Risk of Distracting From Core Business Priorities
Investors have long looked to Cloudflare as a pure play on internet security, edge computing, and performance optimization. By moving aggressively into financial technology, Cloudflare risks confusing its value proposition. Customers and investors may question whether the company is truly committed to dominating its existing markets or whether it is chasing headlines and speculative projects. For a company still struggling to deliver consistent profits, any distraction that pulls focus away from execution in its core businesses could weigh heavily on shareholder value.
Market Volatility Amplifies Downside Risk
The market reaction to Cloudflare’s stablecoin announcement could be volatile. On one hand, some traders may view it as an exciting narrative that ties together AI, payments, and web3 themes.

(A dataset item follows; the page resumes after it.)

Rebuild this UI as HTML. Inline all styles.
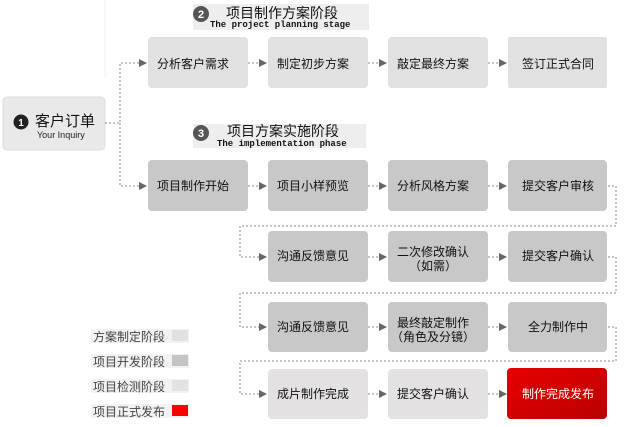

On the other, long-term investors may see it as a dangerous deviation from fundamentals, amplifying already significant valuation risks. With Cloudflare’s shares prone to double-digit swings on earnings reports, any disappointment in adoption, regulatory approval, or core financial performance could cause sharp corrections.
Bear Case Outlook for Cloudflare
The launch of NET Dollar is being pitched as the next great business model for the internet, but the bearish view is that it exposes more weaknesses than strengths. Cloudflare faces a stretched valuation, rising debt, intense competition, and regulatory uncertainty. Its new stablecoin project introduces execution and security risks while distracting from the core businesses that built its reputation. If Cloudflare fails to scale NET Dollar quickly or runs into regulatory and trust issues, the project could become a costly distraction that weighs down shareholder value. In a bearish scenario, investors could see Cloudflare’s stock re-rated sharply lower as markets lose patience with unprofitable growth and speculative detours.